### WHAT TO DO
The entries below are to be transcribed in full, without their images.

━━━ THE INPUT

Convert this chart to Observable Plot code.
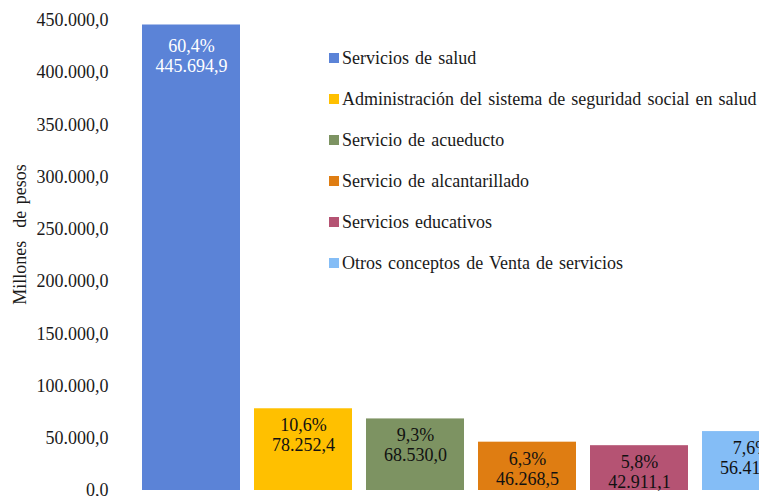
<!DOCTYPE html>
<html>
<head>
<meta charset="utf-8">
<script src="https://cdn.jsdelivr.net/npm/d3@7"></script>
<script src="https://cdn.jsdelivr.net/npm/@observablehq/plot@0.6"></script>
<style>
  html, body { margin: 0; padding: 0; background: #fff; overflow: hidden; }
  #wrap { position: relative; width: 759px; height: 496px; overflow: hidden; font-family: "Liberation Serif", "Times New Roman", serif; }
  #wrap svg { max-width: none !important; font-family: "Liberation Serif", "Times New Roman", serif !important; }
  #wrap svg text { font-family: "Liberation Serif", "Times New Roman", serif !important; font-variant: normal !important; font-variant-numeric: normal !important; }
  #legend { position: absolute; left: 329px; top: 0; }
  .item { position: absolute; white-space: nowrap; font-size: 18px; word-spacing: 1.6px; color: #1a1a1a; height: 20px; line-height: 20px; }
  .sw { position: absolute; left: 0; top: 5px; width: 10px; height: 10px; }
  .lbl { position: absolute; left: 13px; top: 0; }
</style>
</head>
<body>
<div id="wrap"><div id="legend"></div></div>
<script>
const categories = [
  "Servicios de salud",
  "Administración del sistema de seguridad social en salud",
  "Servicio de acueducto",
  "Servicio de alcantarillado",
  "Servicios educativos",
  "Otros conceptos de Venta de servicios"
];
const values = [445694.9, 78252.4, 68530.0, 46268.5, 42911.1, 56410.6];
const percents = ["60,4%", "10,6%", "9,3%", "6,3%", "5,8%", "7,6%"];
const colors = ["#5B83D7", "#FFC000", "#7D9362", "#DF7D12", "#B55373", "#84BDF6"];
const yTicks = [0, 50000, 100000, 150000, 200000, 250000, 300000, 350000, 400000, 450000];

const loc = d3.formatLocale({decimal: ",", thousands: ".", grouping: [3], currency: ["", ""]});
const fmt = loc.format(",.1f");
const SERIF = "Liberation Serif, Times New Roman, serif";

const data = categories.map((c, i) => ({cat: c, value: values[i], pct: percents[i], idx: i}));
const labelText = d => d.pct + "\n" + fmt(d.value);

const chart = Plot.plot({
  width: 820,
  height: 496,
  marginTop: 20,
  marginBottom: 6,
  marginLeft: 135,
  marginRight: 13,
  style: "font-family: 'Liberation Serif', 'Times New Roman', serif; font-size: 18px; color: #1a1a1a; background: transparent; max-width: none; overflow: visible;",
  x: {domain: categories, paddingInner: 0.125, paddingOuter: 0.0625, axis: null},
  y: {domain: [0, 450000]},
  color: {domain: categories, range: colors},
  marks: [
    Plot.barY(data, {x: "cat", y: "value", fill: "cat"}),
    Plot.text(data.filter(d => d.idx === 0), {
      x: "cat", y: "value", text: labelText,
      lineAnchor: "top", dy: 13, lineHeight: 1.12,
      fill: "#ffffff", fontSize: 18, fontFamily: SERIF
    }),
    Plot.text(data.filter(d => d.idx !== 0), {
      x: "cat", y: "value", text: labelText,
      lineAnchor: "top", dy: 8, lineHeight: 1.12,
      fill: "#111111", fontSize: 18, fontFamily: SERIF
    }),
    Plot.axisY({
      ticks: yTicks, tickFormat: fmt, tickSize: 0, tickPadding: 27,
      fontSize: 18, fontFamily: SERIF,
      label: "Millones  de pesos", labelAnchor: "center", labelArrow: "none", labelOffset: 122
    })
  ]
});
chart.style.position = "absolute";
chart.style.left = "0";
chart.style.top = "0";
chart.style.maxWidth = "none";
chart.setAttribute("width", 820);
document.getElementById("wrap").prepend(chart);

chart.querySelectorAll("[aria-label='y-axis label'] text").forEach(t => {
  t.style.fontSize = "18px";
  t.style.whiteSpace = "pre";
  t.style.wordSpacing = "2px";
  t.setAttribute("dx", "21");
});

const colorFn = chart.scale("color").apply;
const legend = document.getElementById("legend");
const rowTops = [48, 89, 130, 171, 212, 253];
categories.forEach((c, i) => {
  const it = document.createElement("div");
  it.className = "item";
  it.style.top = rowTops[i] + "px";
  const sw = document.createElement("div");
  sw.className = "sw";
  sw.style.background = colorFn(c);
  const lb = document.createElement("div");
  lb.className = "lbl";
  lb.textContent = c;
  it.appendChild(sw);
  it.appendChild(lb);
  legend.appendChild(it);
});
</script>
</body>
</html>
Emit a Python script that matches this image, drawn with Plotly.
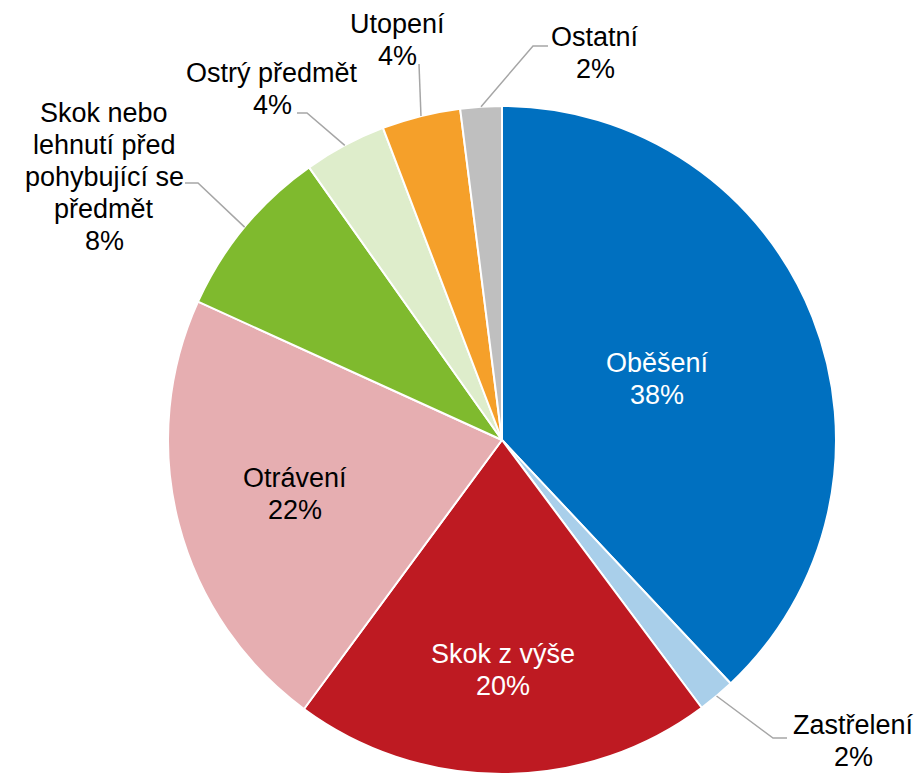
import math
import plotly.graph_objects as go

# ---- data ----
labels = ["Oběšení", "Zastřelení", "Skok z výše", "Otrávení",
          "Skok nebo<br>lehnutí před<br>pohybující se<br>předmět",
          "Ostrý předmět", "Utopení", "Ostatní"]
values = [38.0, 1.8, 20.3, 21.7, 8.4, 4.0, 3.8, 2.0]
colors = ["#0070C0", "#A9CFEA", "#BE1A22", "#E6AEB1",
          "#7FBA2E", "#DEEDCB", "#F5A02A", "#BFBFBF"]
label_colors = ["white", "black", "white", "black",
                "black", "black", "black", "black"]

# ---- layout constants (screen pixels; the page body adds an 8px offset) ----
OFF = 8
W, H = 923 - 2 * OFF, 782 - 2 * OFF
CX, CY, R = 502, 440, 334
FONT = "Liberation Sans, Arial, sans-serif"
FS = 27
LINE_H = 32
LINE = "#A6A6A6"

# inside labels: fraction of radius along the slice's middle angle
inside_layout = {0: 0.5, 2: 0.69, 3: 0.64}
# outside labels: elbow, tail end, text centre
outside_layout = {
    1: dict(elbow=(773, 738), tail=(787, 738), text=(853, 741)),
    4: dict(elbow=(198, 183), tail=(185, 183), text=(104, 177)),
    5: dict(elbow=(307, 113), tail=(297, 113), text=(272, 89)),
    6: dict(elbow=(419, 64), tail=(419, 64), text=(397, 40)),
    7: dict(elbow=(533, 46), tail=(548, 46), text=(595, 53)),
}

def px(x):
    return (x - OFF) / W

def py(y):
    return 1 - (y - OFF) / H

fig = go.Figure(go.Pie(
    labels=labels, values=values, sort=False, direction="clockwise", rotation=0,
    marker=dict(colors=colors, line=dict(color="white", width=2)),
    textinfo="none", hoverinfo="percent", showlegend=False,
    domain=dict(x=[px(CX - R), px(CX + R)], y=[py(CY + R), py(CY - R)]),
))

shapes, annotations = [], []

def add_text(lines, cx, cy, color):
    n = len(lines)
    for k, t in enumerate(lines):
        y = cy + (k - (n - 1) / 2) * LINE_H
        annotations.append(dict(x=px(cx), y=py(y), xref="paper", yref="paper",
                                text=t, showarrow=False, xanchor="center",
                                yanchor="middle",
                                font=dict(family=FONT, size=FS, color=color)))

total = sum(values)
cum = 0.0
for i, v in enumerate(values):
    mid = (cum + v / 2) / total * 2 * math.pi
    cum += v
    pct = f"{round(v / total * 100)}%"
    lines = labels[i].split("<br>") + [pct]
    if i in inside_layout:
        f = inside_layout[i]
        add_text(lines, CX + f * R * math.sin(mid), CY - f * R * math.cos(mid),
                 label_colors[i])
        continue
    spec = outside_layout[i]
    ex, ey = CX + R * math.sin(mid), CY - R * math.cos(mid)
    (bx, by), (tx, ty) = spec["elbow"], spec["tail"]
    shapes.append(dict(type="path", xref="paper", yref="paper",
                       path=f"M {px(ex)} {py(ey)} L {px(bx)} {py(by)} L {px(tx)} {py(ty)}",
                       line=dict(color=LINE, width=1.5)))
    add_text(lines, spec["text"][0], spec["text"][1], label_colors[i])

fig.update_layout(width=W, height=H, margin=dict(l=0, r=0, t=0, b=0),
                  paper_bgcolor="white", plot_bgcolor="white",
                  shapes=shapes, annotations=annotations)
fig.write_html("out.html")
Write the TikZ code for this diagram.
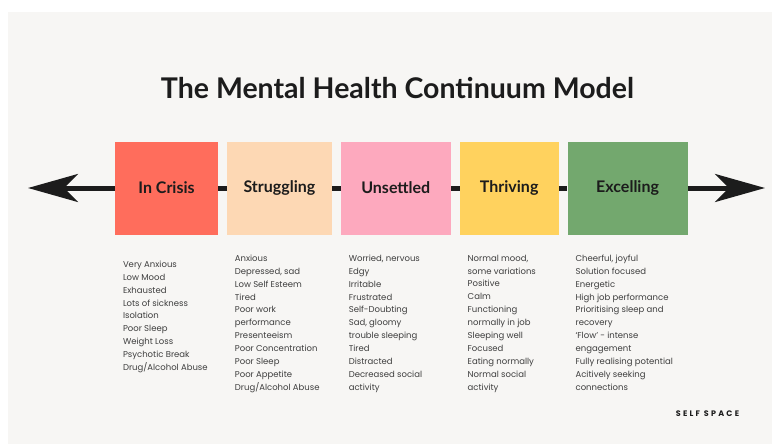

━━━━━━

### OUTPUT FOR THIS EXERCISE
Convert this chart to Observable Plot code.
<!DOCTYPE html>
<html>
<head>
<meta charset="utf-8">
<script src="https://cdn.jsdelivr.net/npm/d3@7"></script>
<script src="https://cdn.jsdelivr.net/npm/@observablehq/plot@0.6"></script>
<style>
  html, body { margin: 0; padding: 0; background: #fff; overflow: hidden; }
  #wrap { position: relative; width: 759px; height: 496px; overflow: hidden; font-family: "Liberation Serif", "Times New Roman", serif; }
  #wrap svg { max-width: none !important; font-family: "Liberation Serif", "Times New Roman", serif !important; }
  #wrap svg text { font-family: "Liberation Serif", "Times New Roman", serif !important; font-variant: normal !important; font-variant-numeric: normal !important; }
  #legend { position: absolute; left: 329px; top: 0; }
  .item { position: absolute; white-space: nowrap; font-size: 18px; word-spacing: 1.6px; color: #1a1a1a; height: 20px; line-height: 20px; }
  .sw { position: absolute; left: 0; top: 5px; width: 10px; height: 10px; }
  .lbl { position: absolute; left: 13px; top: 0; }
</style>
</head>
<body>
<div id="wrap"><div id="legend"></div></div>
<script>
const categories = [
  "Servicios de salud",
  "Administración del sistema de seguridad social en salud",
  "Servicio de acueducto",
  "Servicio de alcantarillado",
  "Servicios educativos",
  "Otros conceptos de Venta de servicios"
];
const values = [445694.9, 78252.4, 68530.0, 46268.5, 42911.1, 56410.6];
const percents = ["60,4%", "10,6%", "9,3%", "6,3%", "5,8%", "7,6%"];
const colors = ["#5B83D7", "#FFC000", "#7D9362", "#DF7D12", "#B55373", "#84BDF6"];
const yTicks = [0, 50000, 100000, 150000, 200000, 250000, 300000, 350000, 400000, 450000];

const loc = d3.formatLocale({decimal: ",", thousands: ".", grouping: [3], currency: ["", ""]});
const fmt = loc.format(",.1f");
const SERIF = "Liberation Serif, Times New Roman, serif";

const data = categories.map((c, i) => ({cat: c, value: values[i], pct: percents[i], idx: i}));
const labelText = d => d.pct + "\n" + fmt(d.value);

const chart = Plot.plot({
  width: 820,
  height: 496,
  marginTop: 20,
  marginBottom: 6,
  marginLeft: 135,
  marginRight: 13,
  style: "font-family: 'Liberation Serif', 'Times New Roman', serif; font-size: 18px; color: #1a1a1a; background: transparent; max-width: none; overflow: visible;",
  x: {domain: categories, paddingInner: 0.125, paddingOuter: 0.0625, axis: null},
  y: {domain: [0, 450000]},
  color: {domain: categories, range: colors},
  marks: [
    Plot.barY(data, {x: "cat", y: "value", fill: "cat"}),
    Plot.text(data.filter(d => d.idx === 0), {
      x: "cat", y: "value", text: labelText,
      lineAnchor: "top", dy: 13, lineHeight: 1.12,
      fill: "#ffffff", fontSize: 18, fontFamily: SERIF
    }),
    Plot.text(data.filter(d => d.idx !== 0), {
      x: "cat", y: "value", text: labelText,
      lineAnchor: "top", dy: 8, lineHeight: 1.12,
      fill: "#111111", fontSize: 18, fontFamily: SERIF
    }),
    Plot.axisY({
      ticks: yTicks, tickFormat: fmt, tickSize: 0, tickPadding: 27,
      fontSize: 18, fontFamily: SERIF,
      label: "Millones  de pesos", labelAnchor: "center", labelArrow: "none", labelOffset: 122
    })
  ]
});
chart.style.position = "absolute";
chart.style.left = "0";
chart.style.top = "0";
chart.style.maxWidth = "none";
chart.setAttribute("width", 820);
document.getElementById("wrap").prepend(chart);

chart.querySelectorAll("[aria-label='y-axis label'] text").forEach(t => {
  t.style.fontSize = "18px";
  t.style.whiteSpace = "pre";
  t.style.wordSpacing = "2px";
  t.setAttribute("dx", "21");
});

const colorFn = chart.scale("color").apply;
const legend = document.getElementById("legend");
const rowTops = [48, 89, 130, 171, 212, 253];
categories.forEach((c, i) => {
  const it = document.createElement("div");
  it.className = "item";
  it.style.top = rowTops[i] + "px";
  const sw = document.createElement("div");
  sw.className = "sw";
  sw.style.background = colorFn(c);
  const lb = document.createElement("div");
  lb.className = "lbl";
  lb.textContent = c;
  it.appendChild(sw);
  it.appendChild(lb);
  legend.appendChild(it);
});
</script>
</body>
</html>
Emit a Python script that matches this image, drawn with Plotly.
import math
import plotly.graph_objects as go

# ---- data ----
labels = ["Oběšení", "Zastřelení", "Skok z výše", "Otrávení",
          "Skok nebo<br>lehnutí před<br>pohybující se<br>předmět",
          "Ostrý předmět", "Utopení", "Ostatní"]
values = [38.0, 1.8, 20.3, 21.7, 8.4, 4.0, 3.8, 2.0]
colors = ["#0070C0", "#A9CFEA", "#BE1A22", "#E6AEB1",
          "#7FBA2E", "#DEEDCB", "#F5A02A", "#BFBFBF"]
label_colors = ["white", "black", "white", "black",
                "black", "black", "black", "black"]

# ---- layout constants (screen pixels; the page body adds an 8px offset) ----
OFF = 8
W, H = 923 - 2 * OFF, 782 - 2 * OFF
CX, CY, R = 502, 440, 334
FONT = "Liberation Sans, Arial, sans-serif"
FS = 27
LINE_H = 32
LINE = "#A6A6A6"

# inside labels: fraction of radius along the slice's middle angle
inside_layout = {0: 0.5, 2: 0.69, 3: 0.64}
# outside labels: elbow, tail end, text centre
outside_layout = {
    1: dict(elbow=(773, 738), tail=(787, 738), text=(853, 741)),
    4: dict(elbow=(198, 183), tail=(185, 183), text=(104, 177)),
    5: dict(elbow=(307, 113), tail=(297, 113), text=(272, 89)),
    6: dict(elbow=(419, 64), tail=(419, 64), text=(397, 40)),
    7: dict(elbow=(533, 46), tail=(548, 46), text=(595, 53)),
}

def px(x):
    return (x - OFF) / W

def py(y):
    return 1 - (y - OFF) / H

fig = go.Figure(go.Pie(
    labels=labels, values=values, sort=False, direction="clockwise", rotation=0,
    marker=dict(colors=colors, line=dict(color="white", width=2)),
    textinfo="none", hoverinfo="percent", showlegend=False,
    domain=dict(x=[px(CX - R), px(CX + R)], y=[py(CY + R), py(CY - R)]),
))

shapes, annotations = [], []

def add_text(lines, cx, cy, color):
    n = len(lines)
    for k, t in enumerate(lines):
        y = cy + (k - (n - 1) / 2) * LINE_H
        annotations.append(dict(x=px(cx), y=py(y), xref="paper", yref="paper",
                                text=t, showarrow=False, xanchor="center",
                                yanchor="middle",
                                font=dict(family=FONT, size=FS, color=color)))

total = sum(values)
cum = 0.0
for i, v in enumerate(values):
    mid = (cum + v / 2) / total * 2 * math.pi
    cum += v
    pct = f"{round(v / total * 100)}%"
    lines = labels[i].split("<br>") + [pct]
    if i in inside_layout:
        f = inside_layout[i]
        add_text(lines, CX + f * R * math.sin(mid), CY - f * R * math.cos(mid),
                 label_colors[i])
        continue
    spec = outside_layout[i]
    ex, ey = CX + R * math.sin(mid), CY - R * math.cos(mid)
    (bx, by), (tx, ty) = spec["elbow"], spec["tail"]
    shapes.append(dict(type="path", xref="paper", yref="paper",
                       path=f"M {px(ex)} {py(ey)} L {px(bx)} {py(by)} L {px(tx)} {py(ty)}",
                       line=dict(color=LINE, width=1.5)))
    add_text(lines, spec["text"][0], spec["text"][1], label_colors[i])

fig.update_layout(width=W, height=H, margin=dict(l=0, r=0, t=0, b=0),
                  paper_bgcolor="white", plot_bgcolor="white",
                  shapes=shapes, annotations=annotations)
fig.write_html("out.html")
Write the TikZ code for this diagram.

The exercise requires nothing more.